Zu diesen Details gehört die Frage, mit welchem Telefon Lauinger die Referentin des Bildungsministeriums anrief, die nach seiner Meinung dafür verantwortlich war, dass eine seiner Familie gegebene Zusicherung in der Sache dann doch nicht mehr gelten sollte. Lauinger hatte auf der privaten Pressekonferenz dazu gesagt, er habe von seinem Privathandy aus telefoniert. Zwar von seinem Büro aus, er habe sich aber nicht von seiner Sekretärin vermitteln lassen. Im Ausschuss wird nun klar: Das stimmt nicht. Lauinger nutzte ein Diensttelefon. Und er ließ sich von der Dame im Vorzimmer zu der Referentin durchstellen - weil er gar nicht wusste, welche Rufnummer die Frau hat. Die hatte seine Sekretärin erst mal raussuchen müssen.
Selbst dass Lauinger doch zuerst sein Diensttelefon und nicht sein Handy nutzte, räumt in der Ausschusssitzung zunächst Hoff ein. Nicht Lauinger. Erst als eine CDU-Abgeordnete Lauinger direkt anspricht, bricht der Justizminister sein Schweigen. Selbst Klaubert hat schon vor ihm gesprochen und Fragen beantwortet. Es ist 16.36 Uhr.
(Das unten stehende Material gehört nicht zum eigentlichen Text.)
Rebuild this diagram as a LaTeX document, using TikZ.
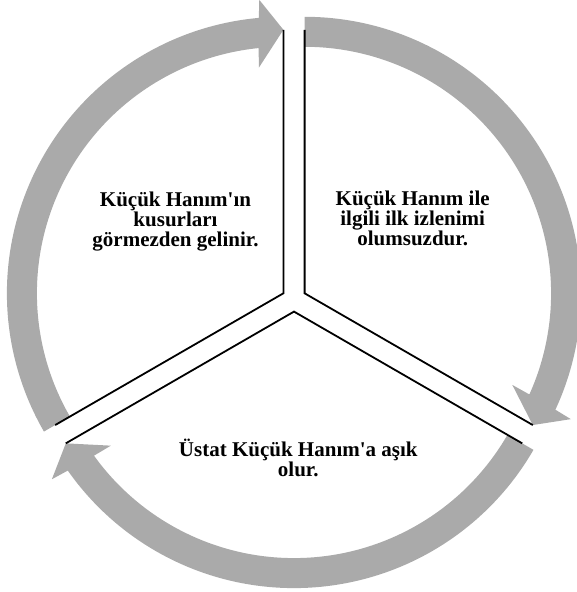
\documentclass[tikz,border=0pt]{standalone}
\usepackage{fontspec}
\setmainfont{Liberation Serif}[Ligatures=TeXOff]
\definecolor{arrowgray}{HTML}{AAAAAA}
\newcommand\cyclearrow[2]{%
  \fill[arrowgray, shift={(#1)}]
    ({#2+120}:276.5) arc[start angle={#2+120}, end angle={#2+5.1}, radius=276.5]
    -- ({#2+4.7}:294.5) -- (#2:263.5) -- ({#2+6.2}:227)
    -- ({#2+5.77}:246.5) arc[start angle={#2+5.77}, end angle={#2+120}, radius=246.5]
    -- cycle;}
\begin{document}
\begin{tikzpicture}[x=1pt,y=1pt,
  sectorline/.style={line width=1.8pt, black, line join=miter},
  textblock/.style={font=\fontsize{21}{20}\selectfont\bfseries, align=center, inner sep=0pt, anchor=base}]
\useasboundingbox (0,0) rectangle (576,592);
\coordinate (A1) at (283.4,298.7);
\coordinate (A2) at (304.6,298.7);
\coordinate (A3) at (294,280.4);
\cyclearrow{A1}{90}
\cyclearrow{A2}{-30}
\cyclearrow{A3}{210}
\path (A1) ++(90:263.5) coordinate (A1u);
\path (A1) ++(210:263.5) coordinate (A1l);
\path (A2) ++(90:263.5) coordinate (A2u);
\path (A2) ++(-30:263.5) coordinate (A2r);
\path (A3) ++(210:263.5) coordinate (A3l);
\path (A3) ++(-30:263.5) coordinate (A3r);
\draw[sectorline] (A1u) -- (A1) -- (A1l);
\draw[sectorline] (A2u) -- (A2) -- (A2r);
\draw[sectorline] (A3l) -- (A3) -- (A3r);
\node[textblock] (t1) at (175.5,345.3) {Küçük Hanım'ın\\kusurları\\görmezden gelinir.};
\node[textblock] (t2) at (412.7,346) {Küçük Hanım ile\\ilgili ilk izlenimi\\olumsuzdur.};
\node[textblock] (t3) at (298.3,115.3) {Üstat Küçük Hanım'a aşık\\olur.};
\end{tikzpicture}
\end{document}
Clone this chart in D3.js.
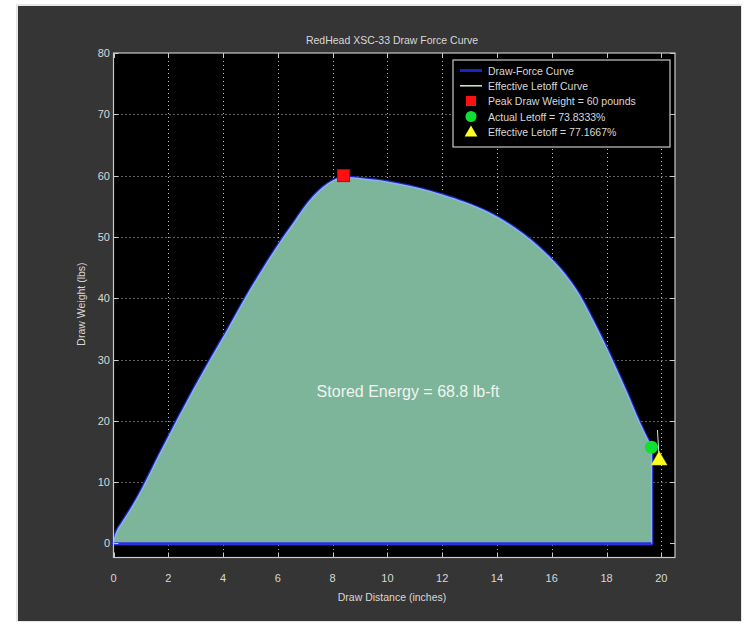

Nun - endlich, denken sich in diesen Momenten viele bei Rot-Rot-Grün - bringt Lauinger die lange erwartete Entschuldigung. Als er die Frage der CDU-Frau beantwortet, sagt Lauinger, er wolle einige persönliche Vorbemerkungen machen. »Ich habe in vielen persönlichen Gesprächen, die ich in den letzten Tagen geführt habe, erkannt, dass gut gedacht nicht immer gut gemeint ist«, sagt er. Ihm sei klar geworden, dass bei Dieter Lauinger die Dienstperson nicht von der Amtsperson zu trennen sei. Er und seine Frau hätten immer nur von ihrem Sohn Schaden abzuwenden versucht. »Dabei sind mir - und das räume ich ausdrücklich ein - Fehler unterlaufen.«
Dass Lauinger diese Entschuldigung am Mittwoch im Landtag während einer Sondersitzung des gesamten Landtages noch einmal fast wortgleich wiederholt, beeindruckt die CDU trotzdem nicht. Sie fordert seinen Rücktritt. Gleichzeitig droht die Union weiterhin mit einem Untersuchungsausschuss in der Sache - sollte die Landesregierung bis zum kommenden Montag nicht alle Unterlagen zu der Affäre dem Landtag vorlegen, werde es einen Untersuchungsausschuss geben, sagt der CDU-Fraktionsvorsitzende Mike Mohring. Auch, um die Rolle Klauberts und Hoffs aufzuarbeiten.